> _Given data_
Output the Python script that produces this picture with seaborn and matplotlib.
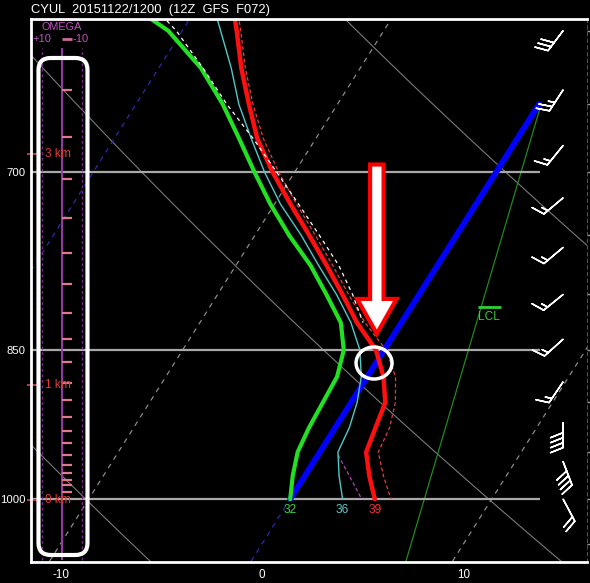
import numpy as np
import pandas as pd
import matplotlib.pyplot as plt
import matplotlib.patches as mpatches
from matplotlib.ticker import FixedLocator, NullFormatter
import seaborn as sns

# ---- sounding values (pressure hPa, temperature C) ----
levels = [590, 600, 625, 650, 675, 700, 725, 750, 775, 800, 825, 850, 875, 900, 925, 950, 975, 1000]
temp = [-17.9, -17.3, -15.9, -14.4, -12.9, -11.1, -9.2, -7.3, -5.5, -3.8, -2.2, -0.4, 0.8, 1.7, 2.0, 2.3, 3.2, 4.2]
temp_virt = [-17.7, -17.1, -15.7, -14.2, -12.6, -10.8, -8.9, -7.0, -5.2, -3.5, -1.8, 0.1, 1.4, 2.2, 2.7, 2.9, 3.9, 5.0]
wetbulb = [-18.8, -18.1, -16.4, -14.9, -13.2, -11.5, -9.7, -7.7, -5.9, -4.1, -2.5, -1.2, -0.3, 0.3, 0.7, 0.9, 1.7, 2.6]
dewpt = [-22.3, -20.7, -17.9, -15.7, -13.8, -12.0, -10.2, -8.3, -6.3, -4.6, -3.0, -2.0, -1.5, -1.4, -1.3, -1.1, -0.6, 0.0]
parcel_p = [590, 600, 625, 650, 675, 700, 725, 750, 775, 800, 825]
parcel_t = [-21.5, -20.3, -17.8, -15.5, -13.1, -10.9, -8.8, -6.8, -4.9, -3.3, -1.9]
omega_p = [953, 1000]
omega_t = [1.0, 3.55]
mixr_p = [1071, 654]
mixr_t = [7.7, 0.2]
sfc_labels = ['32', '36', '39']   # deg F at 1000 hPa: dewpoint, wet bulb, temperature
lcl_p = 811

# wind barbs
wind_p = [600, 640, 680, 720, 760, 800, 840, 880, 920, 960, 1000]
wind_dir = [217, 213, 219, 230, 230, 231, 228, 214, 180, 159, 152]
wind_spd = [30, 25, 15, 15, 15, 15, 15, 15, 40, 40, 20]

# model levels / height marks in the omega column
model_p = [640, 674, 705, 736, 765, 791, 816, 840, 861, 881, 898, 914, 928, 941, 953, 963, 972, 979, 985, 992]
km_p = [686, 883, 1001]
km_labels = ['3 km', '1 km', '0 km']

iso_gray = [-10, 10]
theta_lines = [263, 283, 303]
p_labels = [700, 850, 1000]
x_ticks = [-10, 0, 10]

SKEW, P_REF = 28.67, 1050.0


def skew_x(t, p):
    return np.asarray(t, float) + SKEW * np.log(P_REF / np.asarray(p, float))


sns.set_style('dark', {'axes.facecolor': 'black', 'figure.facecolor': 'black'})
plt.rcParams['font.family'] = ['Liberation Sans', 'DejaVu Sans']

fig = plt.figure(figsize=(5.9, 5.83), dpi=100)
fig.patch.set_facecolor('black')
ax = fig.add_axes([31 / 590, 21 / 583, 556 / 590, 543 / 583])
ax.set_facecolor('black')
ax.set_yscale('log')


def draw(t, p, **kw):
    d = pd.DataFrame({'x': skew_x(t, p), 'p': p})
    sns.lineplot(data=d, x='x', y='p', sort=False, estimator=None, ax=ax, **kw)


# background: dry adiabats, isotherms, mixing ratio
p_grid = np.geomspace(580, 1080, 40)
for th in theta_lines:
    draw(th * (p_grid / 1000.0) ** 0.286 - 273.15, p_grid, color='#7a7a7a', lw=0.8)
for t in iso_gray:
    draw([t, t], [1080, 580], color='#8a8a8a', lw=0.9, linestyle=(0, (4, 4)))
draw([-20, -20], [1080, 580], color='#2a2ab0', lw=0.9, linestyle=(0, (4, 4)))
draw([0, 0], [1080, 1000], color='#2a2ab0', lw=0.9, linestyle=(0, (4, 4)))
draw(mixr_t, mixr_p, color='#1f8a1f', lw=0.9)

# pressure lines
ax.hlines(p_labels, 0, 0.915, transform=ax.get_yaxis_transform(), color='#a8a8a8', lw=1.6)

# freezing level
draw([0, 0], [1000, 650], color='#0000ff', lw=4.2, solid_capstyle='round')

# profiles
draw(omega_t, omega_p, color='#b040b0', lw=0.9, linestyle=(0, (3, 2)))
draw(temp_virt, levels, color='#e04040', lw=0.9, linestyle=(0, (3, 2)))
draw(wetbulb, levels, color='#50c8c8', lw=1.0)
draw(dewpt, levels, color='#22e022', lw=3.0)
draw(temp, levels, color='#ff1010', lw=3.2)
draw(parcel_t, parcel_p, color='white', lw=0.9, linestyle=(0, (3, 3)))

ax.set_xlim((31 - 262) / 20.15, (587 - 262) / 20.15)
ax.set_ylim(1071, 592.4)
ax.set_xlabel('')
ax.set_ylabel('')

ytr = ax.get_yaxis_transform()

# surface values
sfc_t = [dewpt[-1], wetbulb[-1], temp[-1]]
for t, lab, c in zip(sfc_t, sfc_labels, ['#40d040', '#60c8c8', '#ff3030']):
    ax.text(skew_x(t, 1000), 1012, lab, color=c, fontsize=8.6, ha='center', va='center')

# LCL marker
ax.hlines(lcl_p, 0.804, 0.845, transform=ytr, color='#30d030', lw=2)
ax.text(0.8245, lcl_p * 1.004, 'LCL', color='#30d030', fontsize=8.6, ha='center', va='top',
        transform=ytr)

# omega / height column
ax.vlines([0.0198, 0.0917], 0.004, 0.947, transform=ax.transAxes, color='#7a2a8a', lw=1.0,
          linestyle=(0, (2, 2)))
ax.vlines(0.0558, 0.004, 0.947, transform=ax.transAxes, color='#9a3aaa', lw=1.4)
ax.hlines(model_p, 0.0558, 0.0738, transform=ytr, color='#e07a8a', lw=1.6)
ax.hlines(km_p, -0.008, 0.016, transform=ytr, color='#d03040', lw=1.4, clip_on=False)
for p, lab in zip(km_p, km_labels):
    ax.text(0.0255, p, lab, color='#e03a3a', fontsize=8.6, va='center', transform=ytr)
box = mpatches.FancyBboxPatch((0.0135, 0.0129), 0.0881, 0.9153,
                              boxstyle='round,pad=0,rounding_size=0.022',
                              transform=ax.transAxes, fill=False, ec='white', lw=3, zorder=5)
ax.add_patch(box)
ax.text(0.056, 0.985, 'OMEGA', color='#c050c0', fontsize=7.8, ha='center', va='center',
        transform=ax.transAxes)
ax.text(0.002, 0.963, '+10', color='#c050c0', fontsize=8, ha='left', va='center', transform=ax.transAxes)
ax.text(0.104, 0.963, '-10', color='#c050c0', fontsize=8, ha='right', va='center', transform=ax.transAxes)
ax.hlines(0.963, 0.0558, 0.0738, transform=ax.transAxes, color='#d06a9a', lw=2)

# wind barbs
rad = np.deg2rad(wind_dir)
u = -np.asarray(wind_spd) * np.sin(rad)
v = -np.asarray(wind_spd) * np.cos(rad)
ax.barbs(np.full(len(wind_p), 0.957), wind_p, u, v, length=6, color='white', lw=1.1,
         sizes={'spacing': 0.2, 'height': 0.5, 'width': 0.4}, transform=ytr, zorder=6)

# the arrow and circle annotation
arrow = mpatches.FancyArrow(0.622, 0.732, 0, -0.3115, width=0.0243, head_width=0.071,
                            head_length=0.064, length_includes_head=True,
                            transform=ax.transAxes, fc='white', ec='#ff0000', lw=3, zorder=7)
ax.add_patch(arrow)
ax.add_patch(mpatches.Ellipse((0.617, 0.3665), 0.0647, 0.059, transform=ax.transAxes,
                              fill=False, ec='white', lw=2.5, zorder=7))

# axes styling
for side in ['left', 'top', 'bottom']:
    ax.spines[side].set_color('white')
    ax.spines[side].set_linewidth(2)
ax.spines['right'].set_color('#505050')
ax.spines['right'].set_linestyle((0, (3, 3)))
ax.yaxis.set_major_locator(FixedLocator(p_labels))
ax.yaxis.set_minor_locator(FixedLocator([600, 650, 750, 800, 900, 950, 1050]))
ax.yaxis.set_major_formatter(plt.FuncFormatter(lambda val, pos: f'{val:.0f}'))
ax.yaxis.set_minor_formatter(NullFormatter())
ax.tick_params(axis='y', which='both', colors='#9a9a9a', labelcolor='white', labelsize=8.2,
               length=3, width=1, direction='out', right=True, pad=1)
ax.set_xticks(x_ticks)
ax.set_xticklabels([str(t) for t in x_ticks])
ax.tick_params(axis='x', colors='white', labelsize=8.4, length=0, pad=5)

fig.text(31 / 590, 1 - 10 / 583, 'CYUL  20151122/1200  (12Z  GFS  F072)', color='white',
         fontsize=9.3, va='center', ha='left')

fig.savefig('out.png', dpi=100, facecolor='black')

> _What to do_
Write out nothing but the lines from the start of the data through the line with "import seaborn as sns". Leave out the pictures.

> _Output for this task_
Output the Python script that produces this picture with seaborn and matplotlib.
import numpy as np
import pandas as pd
import matplotlib.pyplot as plt
import matplotlib.patches as mpatches
from matplotlib.ticker import FixedLocator, NullFormatter
import seaborn as sns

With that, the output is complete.